- Born: May 4, 1972 Shikarpur, Sindh, Pakistan
- Died: November 4, 2018 (aged 46)
- Education: Liaquat University of Medical and Health Sciences, Jamshoro
- Occupations: Chairman, Pakistan Medical & Dental Association

= Agha Javed Pathan =

Chairman of the Pakistan Medical & Dental Association (1972–2018)

Agha Javed Pathan (Urdu: ) was a political activist from Sindh, Pakistan, who practiced as a doctor in Karachi. He was accused of throwing a shoe at Arbab Ghulam Rahim (former Chief Minister of Sindh Province) in April 2008. He was accused of hitting Arbab during his first visit to Sindh Assembly after the 2008 general election . Later Agha Javed was arrested and subsequently released due to a lack of evidence. He died on 4 November 2018 from a road accident in Karachi.

==Biography==
Dr. Agha Javed, a Sindhi Pathan, was born and raised at Shikarpur, Sindh. He graduated from Liaquat University of Medical and Health Sciences, Jamshoro in 1996 with a Bachelor of Dental Surgery. He was a political activist since his student-life and was the Information Secretary of Sindh People Students Federation when he was in university. After his graduation he moved to Karachi and was admitted to Karachi University, gaining a degree in public administration in 2002, and a Master of Administrative Sciences (Health Management) in 2006. He was a close aide of Mir Murtaza Bhutto who was the exiled brother of the Pakistani Prime Minister Benazir Bhutto.

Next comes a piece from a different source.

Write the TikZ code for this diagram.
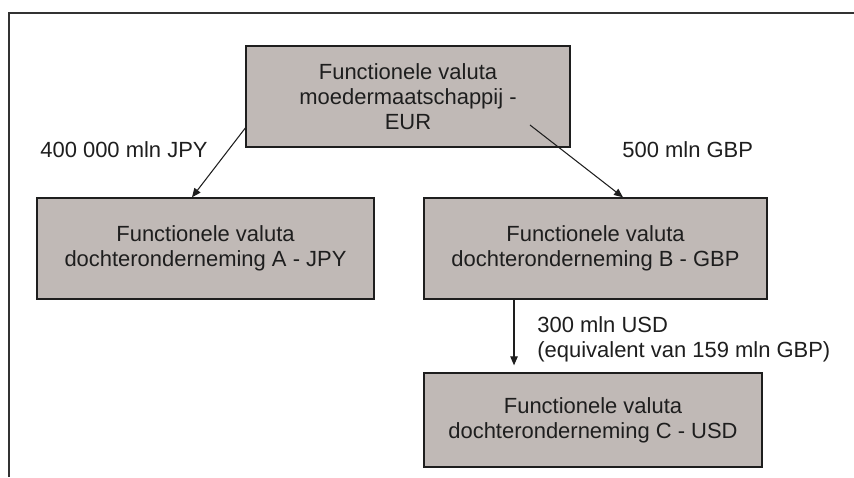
\documentclass[tikz,border=0pt]{standalone}
\usepackage{fontspec}
\setmainfont{Liberation Sans}
\usepackage{tikz}
\usetikzlibrary{arrows.meta}
\definecolor{boxgray}{RGB}{192,185,182}
\definecolor{inkgray}{RGB}{30,30,30}
\definecolor{framegray}{RGB}{50,50,50}
\tikzstyle{valutabox}=[draw=inkgray, fill=boxgray, line width=0.8pt, align=center, text=inkgray, font=\fontsize{12.5}{14.4}\selectfont, inner sep=0pt]
\tikzstyle{bedrag}=[anchor=west, align=left, text=inkgray, font=\fontsize{12.5}{14.4}\selectfont, inner sep=0pt]
\tikzstyle{flow}=[->, draw=inkgray, line width=0.6pt, >={Triangle[length=1.8mm, width=1.5mm]}]

\begin{document}
\begin{tikzpicture}[x=0.02cm, y=-0.02cm]
		   \useasboundingbox (0,0) rectangle (854,477);
		   \draw[framegray, line width=1.1pt] (9,477) -- (9,13) -- (854,13);
		   \begin{scope}
			   \node (0) at (408, 96.5)[valutabox, minimum width=6.48cm, minimum height=2.02cm] {Functionele valuta\\moedermaatschappij -\\EUR};
			   \node (1) at (205.5, 248.5)[valutabox, minimum width=6.74cm, minimum height=2.02cm] {Functionele valuta\\dochteronderneming A - JPY};
			   \node (2) at (595.5, 248.5)[valutabox, minimum width=6.86cm, minimum height=2.02cm] {Functionele valuta\\dochteronderneming B - GBP};
			   \node (3) at (593, 420)[valutabox, minimum width=6.76cm, minimum height=1.88cm] {Functionele valuta\\dochteronderneming C - USD};
			   \node (4) at (40, 150)[bedrag] {400 000 mln JPY};
			   \node (5) at (622, 150)[bedrag] {500 mln GBP};
			   \node (6) at (537, 339)[bedrag] {300 mln USD\\(equivalent van 159 mln GBP)};
		   \end{scope}
		   \begin{scope}
			   \path ([yshift=-0.63cm]0.west) edge[flow] ([xshift=-0.27cm]1.north);
			   \path ([xshift=2.44cm, yshift=-0.57cm]0.center) edge[flow] ([xshift=0.55cm]2.north);
			   \path ([xshift=-1.63cm]2.south) edge[flow, shorten >=0.14cm] ([xshift=-1.63cm]2.south |- 3.north);
		   \end{scope}
	   \end{tikzpicture}
\end{document}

===Political activities===
- Raised awareness of the targeted killing of doctors in Karachi in 1999 as the Chairman of the Pakistan Medical and Dental Association
- Condemned the physical manhandling of doctors by a group of attendants and friends of a patient at Jinnah Post Graduate Medical Centre in July 2008 and urged authorities to carry out investigations of the incidence, and called for measures to protect doctors and other hospital staff from such attacks.
- Led a hunger strike in February 2011 at the Karachi Press Club for the extradition of Pervez Musharraf after latter's refusal to appear before an anti-terrorism court.
- Demanded immediate opening of the unused Shaheed Benazir Bhutto Medical College in 2011, which was launched by President Asif Ali Zardari in 2009, which was supposed to be functional in 2010.

==Shoe throwing incident==
Javed was nominated in a case of shoe-throwing against the former Chief Minister of Sindh province. He was accused of hitting the head of Arbab Ghulam Rahim on April 7, 2008 with his shoes inside the Sindh Assembly building after an assembly session. In which, a video of the shoe-throw was shown globally. Three cases (FIR Nos 199/2008, 200/2008 and 201/2008) were registered against him under Sections 337-A, 392 of the Pakistan Penal Code, 13-D of the Arms Ordinance and Section 6/9-A of Control of Narcotic Substance Act at Preedy police station. He was arrested after police raided his home, charged with attacking with Arbab Ghulam Rahim, committing dacoity and possession of illegal weapons and narcotics. He was later he was released by the court due to a lack of evidence.

Immediately after the incident, the Pakistan Peoples Party activist Kazim Hakim offered Rs. 600,000 for the shoe thrown at Arbab Ghulam Rahim; Sardar Ameen Mengal, a leader from Pakistan Peoples Party, Larkana chapter offered Rs.9,000,000 for the shoe.